What to produce:
All of the material should be reproduced exactly, with pictures left out.
+ + + +
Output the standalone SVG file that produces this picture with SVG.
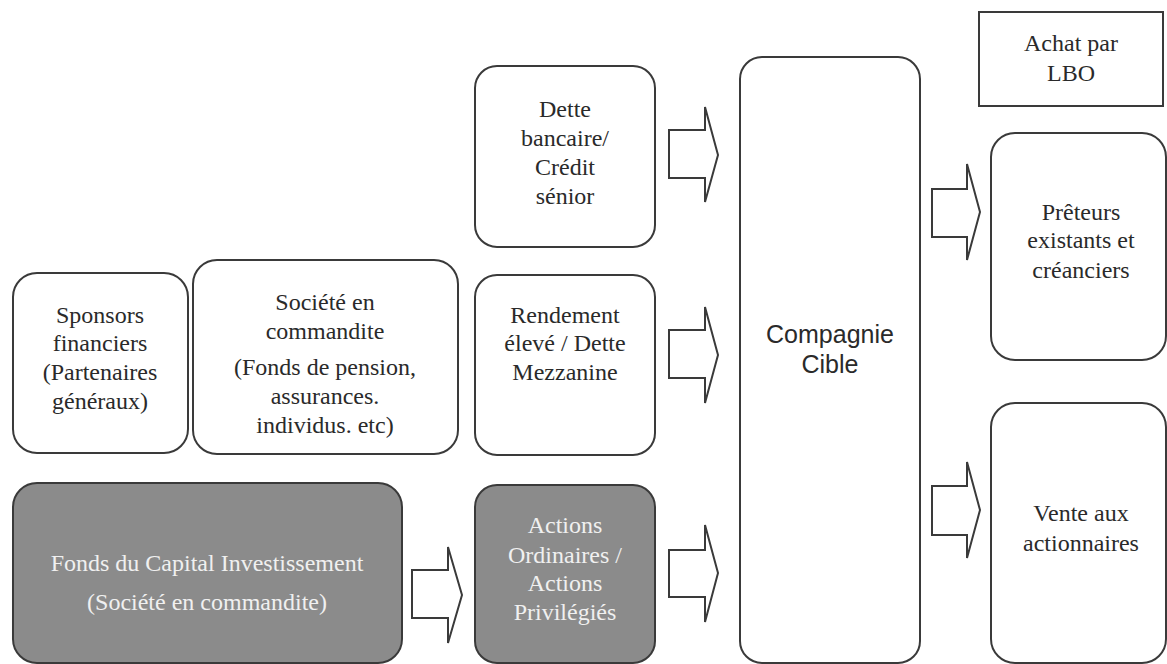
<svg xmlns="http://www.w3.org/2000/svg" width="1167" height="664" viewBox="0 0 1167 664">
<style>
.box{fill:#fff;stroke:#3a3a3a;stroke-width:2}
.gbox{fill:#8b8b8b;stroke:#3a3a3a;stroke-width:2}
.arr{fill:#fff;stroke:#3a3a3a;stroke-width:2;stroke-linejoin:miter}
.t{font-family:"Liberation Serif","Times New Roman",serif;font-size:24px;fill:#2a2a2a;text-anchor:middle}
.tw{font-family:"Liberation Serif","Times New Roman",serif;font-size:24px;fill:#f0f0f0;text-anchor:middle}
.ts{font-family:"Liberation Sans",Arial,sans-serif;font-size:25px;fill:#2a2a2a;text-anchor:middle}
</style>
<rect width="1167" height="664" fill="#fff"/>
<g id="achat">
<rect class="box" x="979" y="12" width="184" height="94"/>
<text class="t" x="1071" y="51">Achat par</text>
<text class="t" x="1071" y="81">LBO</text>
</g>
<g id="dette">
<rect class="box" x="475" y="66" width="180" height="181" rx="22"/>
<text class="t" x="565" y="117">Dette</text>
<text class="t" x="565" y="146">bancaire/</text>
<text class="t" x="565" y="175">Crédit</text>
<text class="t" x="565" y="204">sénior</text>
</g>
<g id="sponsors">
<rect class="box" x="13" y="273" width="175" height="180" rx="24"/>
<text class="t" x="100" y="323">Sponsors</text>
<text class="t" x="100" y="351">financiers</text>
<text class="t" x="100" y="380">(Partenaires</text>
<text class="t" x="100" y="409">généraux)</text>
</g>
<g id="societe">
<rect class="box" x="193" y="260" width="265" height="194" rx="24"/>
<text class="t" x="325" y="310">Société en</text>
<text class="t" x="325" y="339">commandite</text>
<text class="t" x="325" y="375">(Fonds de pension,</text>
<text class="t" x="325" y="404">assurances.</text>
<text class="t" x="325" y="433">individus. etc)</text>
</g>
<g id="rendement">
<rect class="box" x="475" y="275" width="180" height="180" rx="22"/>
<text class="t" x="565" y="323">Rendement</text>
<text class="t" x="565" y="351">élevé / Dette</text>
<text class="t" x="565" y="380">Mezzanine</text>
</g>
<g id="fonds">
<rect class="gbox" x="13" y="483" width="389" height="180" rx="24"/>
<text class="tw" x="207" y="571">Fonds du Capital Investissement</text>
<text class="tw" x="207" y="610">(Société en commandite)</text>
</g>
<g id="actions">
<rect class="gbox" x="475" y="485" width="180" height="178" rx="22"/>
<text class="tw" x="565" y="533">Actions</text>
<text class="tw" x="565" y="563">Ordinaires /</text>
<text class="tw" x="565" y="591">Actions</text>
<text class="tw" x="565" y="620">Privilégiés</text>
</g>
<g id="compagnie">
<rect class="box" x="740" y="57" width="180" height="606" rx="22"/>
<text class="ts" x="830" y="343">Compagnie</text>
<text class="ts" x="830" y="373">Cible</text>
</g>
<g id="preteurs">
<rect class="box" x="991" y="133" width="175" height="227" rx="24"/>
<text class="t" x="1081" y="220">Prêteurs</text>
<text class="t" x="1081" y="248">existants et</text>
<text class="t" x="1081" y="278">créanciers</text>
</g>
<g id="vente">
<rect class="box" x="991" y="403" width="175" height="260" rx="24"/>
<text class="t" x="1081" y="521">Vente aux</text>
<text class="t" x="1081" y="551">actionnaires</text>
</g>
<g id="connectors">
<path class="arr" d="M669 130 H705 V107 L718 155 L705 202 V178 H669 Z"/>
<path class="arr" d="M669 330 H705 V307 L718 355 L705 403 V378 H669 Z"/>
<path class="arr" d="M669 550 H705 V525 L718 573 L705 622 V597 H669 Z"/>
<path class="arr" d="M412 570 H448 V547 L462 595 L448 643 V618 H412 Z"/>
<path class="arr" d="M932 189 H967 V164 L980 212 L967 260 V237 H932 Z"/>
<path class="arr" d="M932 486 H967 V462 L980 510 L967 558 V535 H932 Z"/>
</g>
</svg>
+ + + +
The response:
Output the standalone SVG file that produces this picture with SVG.
<svg xmlns="http://www.w3.org/2000/svg" width="1167" height="664" viewBox="0 0 1167 664">
<style>
.box{fill:#fff;stroke:#3a3a3a;stroke-width:2}
.gbox{fill:#8b8b8b;stroke:#3a3a3a;stroke-width:2}
.arr{fill:#fff;stroke:#3a3a3a;stroke-width:2;stroke-linejoin:miter}
.t{font-family:"Liberation Serif","Times New Roman",serif;font-size:24px;fill:#2a2a2a;text-anchor:middle}
.tw{font-family:"Liberation Serif","Times New Roman",serif;font-size:24px;fill:#f0f0f0;text-anchor:middle}
.ts{font-family:"Liberation Sans",Arial,sans-serif;font-size:25px;fill:#2a2a2a;text-anchor:middle}
</style>
<rect width="1167" height="664" fill="#fff"/>
<g id="achat">
<rect class="box" x="979" y="12" width="184" height="94"/>
<text class="t" x="1071" y="51">Achat par</text>
<text class="t" x="1071" y="81">LBO</text>
</g>
<g id="dette">
<rect class="box" x="475" y="66" width="180" height="181" rx="22"/>
<text class="t" x="565" y="117">Dette</text>
<text class="t" x="565" y="146">bancaire/</text>
<text class="t" x="565" y="175">Crédit</text>
<text class="t" x="565" y="204">sénior</text>
</g>
<g id="sponsors">
<rect class="box" x="13" y="273" width="175" height="180" rx="24"/>
<text class="t" x="100" y="323">Sponsors</text>
<text class="t" x="100" y="351">financiers</text>
<text class="t" x="100" y="380">(Partenaires</text>
<text class="t" x="100" y="409">généraux)</text>
</g>
<g id="societe">
<rect class="box" x="193" y="260" width="265" height="194" rx="24"/>
<text class="t" x="325" y="310">Société en</text>
<text class="t" x="325" y="339">commandite</text>
<text class="t" x="325" y="375">(Fonds de pension,</text>
<text class="t" x="325" y="404">assurances.</text>
<text class="t" x="325" y="433">individus. etc)</text>
</g>
<g id="rendement">
<rect class="box" x="475" y="275" width="180" height="180" rx="22"/>
<text class="t" x="565" y="323">Rendement</text>
<text class="t" x="565" y="351">élevé / Dette</text>
<text class="t" x="565" y="380">Mezzanine</text>
</g>
<g id="fonds">
<rect class="gbox" x="13" y="483" width="389" height="180" rx="24"/>
<text class="tw" x="207" y="571">Fonds du Capital Investissement</text>
<text class="tw" x="207" y="610">(Société en commandite)</text>
</g>
<g id="actions">
<rect class="gbox" x="475" y="485" width="180" height="178" rx="22"/>
<text class="tw" x="565" y="533">Actions</text>
<text class="tw" x="565" y="563">Ordinaires /</text>
<text class="tw" x="565" y="591">Actions</text>
<text class="tw" x="565" y="620">Privilégiés</text>
</g>
<g id="compagnie">
<rect class="box" x="740" y="57" width="180" height="606" rx="22"/>
<text class="ts" x="830" y="343">Compagnie</text>
<text class="ts" x="830" y="373">Cible</text>
</g>
<g id="preteurs">
<rect class="box" x="991" y="133" width="175" height="227" rx="24"/>
<text class="t" x="1081" y="220">Prêteurs</text>
<text class="t" x="1081" y="248">existants et</text>
<text class="t" x="1081" y="278">créanciers</text>
</g>
<g id="vente">
<rect class="box" x="991" y="403" width="175" height="260" rx="24"/>
<text class="t" x="1081" y="521">Vente aux</text>
<text class="t" x="1081" y="551">actionnaires</text>
</g>
<g id="connectors">
<path class="arr" d="M669 130 H705 V107 L718 155 L705 202 V178 H669 Z"/>
<path class="arr" d="M669 330 H705 V307 L718 355 L705 403 V378 H669 Z"/>
<path class="arr" d="M669 550 H705 V525 L718 573 L705 622 V597 H669 Z"/>
<path class="arr" d="M412 570 H448 V547 L462 595 L448 643 V618 H412 Z"/>
<path class="arr" d="M932 189 H967 V164 L980 212 L967 260 V237 H932 Z"/>
<path class="arr" d="M932 486 H967 V462 L980 510 L967 558 V535 H932 Z"/>
</g>
</svg>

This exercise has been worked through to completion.